● Task prompt
Pictures excluded, return the lines below from the first through the line holding "const brca1Sig = 3.5e6;".

● Information provided
---+---
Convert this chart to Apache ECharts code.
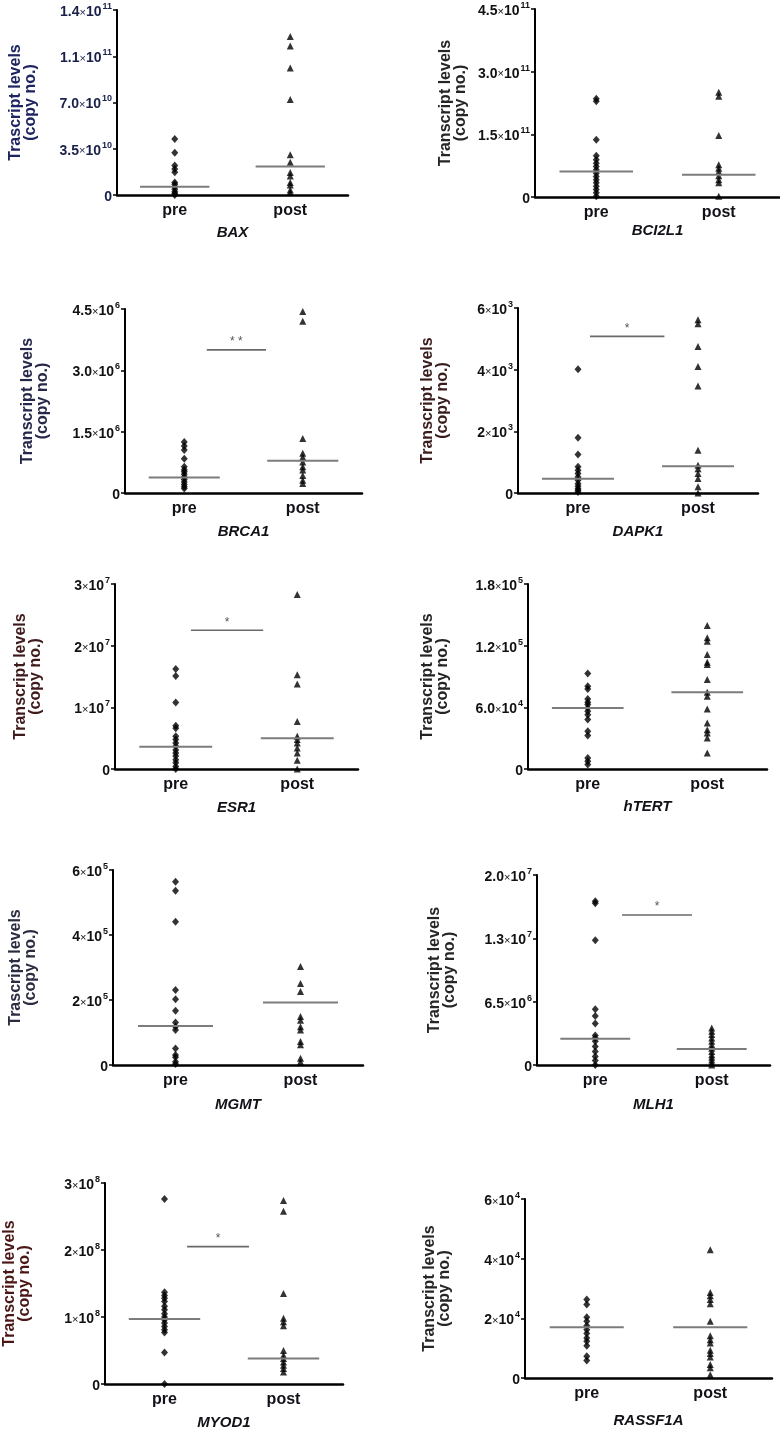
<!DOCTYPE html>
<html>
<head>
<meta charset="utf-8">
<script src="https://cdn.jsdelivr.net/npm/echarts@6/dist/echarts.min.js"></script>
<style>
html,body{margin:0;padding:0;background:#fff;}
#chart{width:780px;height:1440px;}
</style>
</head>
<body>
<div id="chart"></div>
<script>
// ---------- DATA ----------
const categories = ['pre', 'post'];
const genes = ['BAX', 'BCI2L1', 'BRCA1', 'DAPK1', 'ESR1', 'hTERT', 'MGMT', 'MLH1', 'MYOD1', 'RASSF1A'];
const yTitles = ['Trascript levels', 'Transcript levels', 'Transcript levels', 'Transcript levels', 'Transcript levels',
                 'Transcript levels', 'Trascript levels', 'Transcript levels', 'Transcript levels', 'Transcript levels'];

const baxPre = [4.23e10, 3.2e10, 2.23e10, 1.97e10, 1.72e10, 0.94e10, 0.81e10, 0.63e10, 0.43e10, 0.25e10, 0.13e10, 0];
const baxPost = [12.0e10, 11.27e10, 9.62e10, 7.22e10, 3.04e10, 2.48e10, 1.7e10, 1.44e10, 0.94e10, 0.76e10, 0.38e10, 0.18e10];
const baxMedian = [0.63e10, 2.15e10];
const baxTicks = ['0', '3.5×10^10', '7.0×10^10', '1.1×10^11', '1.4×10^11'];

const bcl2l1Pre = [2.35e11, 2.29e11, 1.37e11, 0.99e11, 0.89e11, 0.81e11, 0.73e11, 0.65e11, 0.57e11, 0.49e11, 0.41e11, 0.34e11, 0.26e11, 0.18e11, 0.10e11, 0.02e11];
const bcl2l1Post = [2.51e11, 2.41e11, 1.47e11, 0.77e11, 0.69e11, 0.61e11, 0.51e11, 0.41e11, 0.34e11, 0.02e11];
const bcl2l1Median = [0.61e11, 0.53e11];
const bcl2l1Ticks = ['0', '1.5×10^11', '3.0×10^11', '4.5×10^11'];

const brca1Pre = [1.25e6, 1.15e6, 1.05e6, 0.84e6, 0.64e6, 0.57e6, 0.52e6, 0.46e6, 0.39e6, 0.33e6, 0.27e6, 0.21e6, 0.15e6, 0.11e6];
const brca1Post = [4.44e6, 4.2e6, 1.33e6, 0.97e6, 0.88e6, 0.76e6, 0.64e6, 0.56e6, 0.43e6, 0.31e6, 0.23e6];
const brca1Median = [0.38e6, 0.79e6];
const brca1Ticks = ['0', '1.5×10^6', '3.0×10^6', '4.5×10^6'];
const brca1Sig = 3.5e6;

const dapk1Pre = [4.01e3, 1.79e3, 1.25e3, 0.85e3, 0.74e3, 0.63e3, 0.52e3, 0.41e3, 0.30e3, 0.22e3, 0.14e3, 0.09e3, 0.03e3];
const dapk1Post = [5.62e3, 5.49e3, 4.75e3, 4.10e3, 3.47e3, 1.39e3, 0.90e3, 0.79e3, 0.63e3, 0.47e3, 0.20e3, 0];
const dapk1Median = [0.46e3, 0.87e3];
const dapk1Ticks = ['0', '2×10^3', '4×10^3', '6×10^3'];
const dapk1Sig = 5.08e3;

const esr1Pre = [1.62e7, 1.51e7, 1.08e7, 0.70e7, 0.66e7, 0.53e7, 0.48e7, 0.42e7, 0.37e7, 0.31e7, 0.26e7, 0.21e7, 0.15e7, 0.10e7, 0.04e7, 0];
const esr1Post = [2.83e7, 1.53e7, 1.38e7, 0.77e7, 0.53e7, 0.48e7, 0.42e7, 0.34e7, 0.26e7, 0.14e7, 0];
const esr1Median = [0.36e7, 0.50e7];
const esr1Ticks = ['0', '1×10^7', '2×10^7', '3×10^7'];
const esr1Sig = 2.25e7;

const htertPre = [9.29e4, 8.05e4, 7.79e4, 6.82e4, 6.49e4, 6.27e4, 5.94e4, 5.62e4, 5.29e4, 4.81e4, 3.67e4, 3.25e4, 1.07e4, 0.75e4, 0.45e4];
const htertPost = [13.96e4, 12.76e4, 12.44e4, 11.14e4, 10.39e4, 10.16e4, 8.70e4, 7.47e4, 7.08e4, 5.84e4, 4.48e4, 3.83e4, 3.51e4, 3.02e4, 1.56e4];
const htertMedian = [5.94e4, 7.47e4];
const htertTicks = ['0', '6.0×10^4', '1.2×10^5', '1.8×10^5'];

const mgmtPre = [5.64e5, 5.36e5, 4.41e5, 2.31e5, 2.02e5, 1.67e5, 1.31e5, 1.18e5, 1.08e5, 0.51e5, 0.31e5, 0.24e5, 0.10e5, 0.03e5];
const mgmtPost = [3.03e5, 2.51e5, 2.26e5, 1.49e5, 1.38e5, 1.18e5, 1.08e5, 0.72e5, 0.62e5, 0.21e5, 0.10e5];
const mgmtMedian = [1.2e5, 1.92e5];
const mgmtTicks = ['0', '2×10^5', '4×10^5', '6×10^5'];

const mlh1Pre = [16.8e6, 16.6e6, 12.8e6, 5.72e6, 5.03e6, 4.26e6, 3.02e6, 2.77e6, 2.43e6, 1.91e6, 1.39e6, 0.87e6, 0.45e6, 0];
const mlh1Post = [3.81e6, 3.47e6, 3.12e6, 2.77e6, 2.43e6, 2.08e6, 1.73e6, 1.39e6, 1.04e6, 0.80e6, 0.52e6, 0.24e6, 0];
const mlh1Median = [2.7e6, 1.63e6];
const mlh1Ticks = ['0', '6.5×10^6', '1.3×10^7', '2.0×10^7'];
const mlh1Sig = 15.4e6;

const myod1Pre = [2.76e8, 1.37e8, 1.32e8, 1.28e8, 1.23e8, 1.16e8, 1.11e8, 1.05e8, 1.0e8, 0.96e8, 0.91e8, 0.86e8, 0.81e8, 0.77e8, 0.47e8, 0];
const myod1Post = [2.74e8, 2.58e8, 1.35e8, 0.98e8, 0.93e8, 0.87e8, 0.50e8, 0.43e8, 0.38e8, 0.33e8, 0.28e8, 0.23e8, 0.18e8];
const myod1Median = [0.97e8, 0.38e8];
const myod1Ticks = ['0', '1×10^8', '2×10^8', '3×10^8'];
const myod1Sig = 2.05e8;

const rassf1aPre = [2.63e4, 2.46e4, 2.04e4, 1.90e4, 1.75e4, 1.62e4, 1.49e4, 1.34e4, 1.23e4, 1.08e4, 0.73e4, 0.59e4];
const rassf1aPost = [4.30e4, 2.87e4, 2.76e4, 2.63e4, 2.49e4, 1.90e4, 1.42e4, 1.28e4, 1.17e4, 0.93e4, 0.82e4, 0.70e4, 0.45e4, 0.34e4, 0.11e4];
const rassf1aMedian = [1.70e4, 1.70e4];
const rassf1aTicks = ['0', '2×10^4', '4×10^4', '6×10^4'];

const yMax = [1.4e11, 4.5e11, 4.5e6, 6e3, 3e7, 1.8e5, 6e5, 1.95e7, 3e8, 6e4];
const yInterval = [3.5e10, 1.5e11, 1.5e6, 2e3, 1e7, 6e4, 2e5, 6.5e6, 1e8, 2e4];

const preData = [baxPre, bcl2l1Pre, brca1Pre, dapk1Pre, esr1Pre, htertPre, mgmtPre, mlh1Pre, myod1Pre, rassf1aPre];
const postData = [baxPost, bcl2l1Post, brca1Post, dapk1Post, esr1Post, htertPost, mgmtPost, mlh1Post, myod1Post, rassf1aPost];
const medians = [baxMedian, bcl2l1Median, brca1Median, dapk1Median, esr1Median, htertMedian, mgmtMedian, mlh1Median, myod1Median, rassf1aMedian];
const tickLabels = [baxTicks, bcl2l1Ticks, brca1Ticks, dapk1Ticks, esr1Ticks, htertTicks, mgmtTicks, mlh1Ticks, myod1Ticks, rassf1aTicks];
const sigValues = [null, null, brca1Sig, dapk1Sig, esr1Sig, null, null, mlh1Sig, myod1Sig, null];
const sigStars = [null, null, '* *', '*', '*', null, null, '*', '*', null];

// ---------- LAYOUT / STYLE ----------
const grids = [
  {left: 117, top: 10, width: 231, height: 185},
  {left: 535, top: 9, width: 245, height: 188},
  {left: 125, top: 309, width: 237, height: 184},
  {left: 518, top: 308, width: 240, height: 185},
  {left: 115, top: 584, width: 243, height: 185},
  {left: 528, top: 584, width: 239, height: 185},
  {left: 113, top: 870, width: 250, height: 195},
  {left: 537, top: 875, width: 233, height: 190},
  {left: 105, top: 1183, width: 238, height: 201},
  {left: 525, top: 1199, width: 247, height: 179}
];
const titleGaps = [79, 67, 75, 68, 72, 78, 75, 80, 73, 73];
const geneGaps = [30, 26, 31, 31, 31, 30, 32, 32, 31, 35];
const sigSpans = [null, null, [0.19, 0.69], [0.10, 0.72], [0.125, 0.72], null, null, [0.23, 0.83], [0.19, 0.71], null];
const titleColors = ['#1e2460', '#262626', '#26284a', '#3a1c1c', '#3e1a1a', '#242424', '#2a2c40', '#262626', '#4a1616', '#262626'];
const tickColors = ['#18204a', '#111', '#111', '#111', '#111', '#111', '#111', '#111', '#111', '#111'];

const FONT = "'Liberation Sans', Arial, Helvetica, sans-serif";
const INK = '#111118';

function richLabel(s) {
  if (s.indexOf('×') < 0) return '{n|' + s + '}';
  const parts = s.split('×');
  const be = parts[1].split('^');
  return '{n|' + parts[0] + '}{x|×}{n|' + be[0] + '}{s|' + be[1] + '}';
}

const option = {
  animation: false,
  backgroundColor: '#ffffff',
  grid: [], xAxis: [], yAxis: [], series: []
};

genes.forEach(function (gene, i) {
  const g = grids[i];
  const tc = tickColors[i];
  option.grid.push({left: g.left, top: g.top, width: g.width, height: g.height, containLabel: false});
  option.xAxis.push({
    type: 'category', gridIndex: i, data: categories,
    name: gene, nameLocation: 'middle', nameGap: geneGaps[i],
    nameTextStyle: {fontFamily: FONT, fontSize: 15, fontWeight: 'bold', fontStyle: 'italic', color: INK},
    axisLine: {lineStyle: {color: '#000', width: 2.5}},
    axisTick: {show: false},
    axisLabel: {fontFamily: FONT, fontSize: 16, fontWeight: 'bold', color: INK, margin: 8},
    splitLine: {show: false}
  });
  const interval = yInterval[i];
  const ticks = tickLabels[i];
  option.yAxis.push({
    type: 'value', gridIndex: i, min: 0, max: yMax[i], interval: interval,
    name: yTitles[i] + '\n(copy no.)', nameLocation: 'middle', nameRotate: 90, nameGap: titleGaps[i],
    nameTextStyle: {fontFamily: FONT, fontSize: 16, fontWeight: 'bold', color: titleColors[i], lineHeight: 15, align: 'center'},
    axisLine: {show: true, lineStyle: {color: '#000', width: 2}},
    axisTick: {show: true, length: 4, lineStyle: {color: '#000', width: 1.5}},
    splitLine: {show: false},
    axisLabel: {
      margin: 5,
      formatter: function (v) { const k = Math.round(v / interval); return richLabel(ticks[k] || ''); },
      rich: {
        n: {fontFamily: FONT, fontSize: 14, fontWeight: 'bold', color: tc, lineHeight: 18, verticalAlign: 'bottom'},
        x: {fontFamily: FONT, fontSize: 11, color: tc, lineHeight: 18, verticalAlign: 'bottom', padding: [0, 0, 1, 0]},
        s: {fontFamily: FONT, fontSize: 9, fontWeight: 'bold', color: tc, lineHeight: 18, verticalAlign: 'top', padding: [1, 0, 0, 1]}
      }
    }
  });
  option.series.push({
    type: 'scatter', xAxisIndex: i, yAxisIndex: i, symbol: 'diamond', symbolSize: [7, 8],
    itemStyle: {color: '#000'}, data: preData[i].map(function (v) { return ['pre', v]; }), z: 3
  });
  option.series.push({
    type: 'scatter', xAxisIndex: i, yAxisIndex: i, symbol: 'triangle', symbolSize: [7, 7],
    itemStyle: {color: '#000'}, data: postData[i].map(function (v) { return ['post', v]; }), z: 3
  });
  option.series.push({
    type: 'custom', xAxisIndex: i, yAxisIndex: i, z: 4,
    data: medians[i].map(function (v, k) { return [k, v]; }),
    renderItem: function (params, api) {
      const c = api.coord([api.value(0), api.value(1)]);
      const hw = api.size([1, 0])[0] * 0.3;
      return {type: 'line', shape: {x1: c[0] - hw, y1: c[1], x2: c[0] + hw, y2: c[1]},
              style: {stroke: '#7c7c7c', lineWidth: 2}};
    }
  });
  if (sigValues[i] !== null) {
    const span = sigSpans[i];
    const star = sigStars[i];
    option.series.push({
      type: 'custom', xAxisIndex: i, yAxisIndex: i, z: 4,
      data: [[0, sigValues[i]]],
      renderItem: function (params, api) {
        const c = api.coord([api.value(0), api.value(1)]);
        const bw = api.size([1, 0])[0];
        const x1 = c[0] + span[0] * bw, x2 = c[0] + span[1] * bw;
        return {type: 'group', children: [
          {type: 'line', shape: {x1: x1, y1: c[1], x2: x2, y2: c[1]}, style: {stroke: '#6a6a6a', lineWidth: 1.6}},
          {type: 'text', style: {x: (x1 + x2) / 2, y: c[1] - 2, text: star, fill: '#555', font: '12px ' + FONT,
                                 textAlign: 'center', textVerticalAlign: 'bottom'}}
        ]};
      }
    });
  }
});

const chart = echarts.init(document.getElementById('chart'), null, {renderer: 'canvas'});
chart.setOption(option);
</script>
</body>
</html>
---+---
● Full output
Convert this chart to Apache ECharts code.
<!DOCTYPE html>
<html>
<head>
<meta charset="utf-8">
<script src="https://cdn.jsdelivr.net/npm/echarts@6/dist/echarts.min.js"></script>
<style>
html,body{margin:0;padding:0;background:#fff;}
#chart{width:780px;height:1440px;}
</style>
</head>
<body>
<div id="chart"></div>
<script>
// ---------- DATA ----------
const categories = ['pre', 'post'];
const genes = ['BAX', 'BCI2L1', 'BRCA1', 'DAPK1', 'ESR1', 'hTERT', 'MGMT', 'MLH1', 'MYOD1', 'RASSF1A'];
const yTitles = ['Trascript levels', 'Transcript levels', 'Transcript levels', 'Transcript levels', 'Transcript levels',
                 'Transcript levels', 'Trascript levels', 'Transcript levels', 'Transcript levels', 'Transcript levels'];

const baxPre = [4.23e10, 3.2e10, 2.23e10, 1.97e10, 1.72e10, 0.94e10, 0.81e10, 0.63e10, 0.43e10, 0.25e10, 0.13e10, 0];
const baxPost = [12.0e10, 11.27e10, 9.62e10, 7.22e10, 3.04e10, 2.48e10, 1.7e10, 1.44e10, 0.94e10, 0.76e10, 0.38e10, 0.18e10];
const baxMedian = [0.63e10, 2.15e10];
const baxTicks = ['0', '3.5×10^10', '7.0×10^10', '1.1×10^11', '1.4×10^11'];

const bcl2l1Pre = [2.35e11, 2.29e11, 1.37e11, 0.99e11, 0.89e11, 0.81e11, 0.73e11, 0.65e11, 0.57e11, 0.49e11, 0.41e11, 0.34e11, 0.26e11, 0.18e11, 0.10e11, 0.02e11];
const bcl2l1Post = [2.51e11, 2.41e11, 1.47e11, 0.77e11, 0.69e11, 0.61e11, 0.51e11, 0.41e11, 0.34e11, 0.02e11];
const bcl2l1Median = [0.61e11, 0.53e11];
const bcl2l1Ticks = ['0', '1.5×10^11', '3.0×10^11', '4.5×10^11'];

const brca1Pre = [1.25e6, 1.15e6, 1.05e6, 0.84e6, 0.64e6, 0.57e6, 0.52e6, 0.46e6, 0.39e6, 0.33e6, 0.27e6, 0.21e6, 0.15e6, 0.11e6];
const brca1Post = [4.44e6, 4.2e6, 1.33e6, 0.97e6, 0.88e6, 0.76e6, 0.64e6, 0.56e6, 0.43e6, 0.31e6, 0.23e6];
const brca1Median = [0.38e6, 0.79e6];
const brca1Ticks = ['0', '1.5×10^6', '3.0×10^6', '4.5×10^6'];
const brca1Sig = 3.5e6;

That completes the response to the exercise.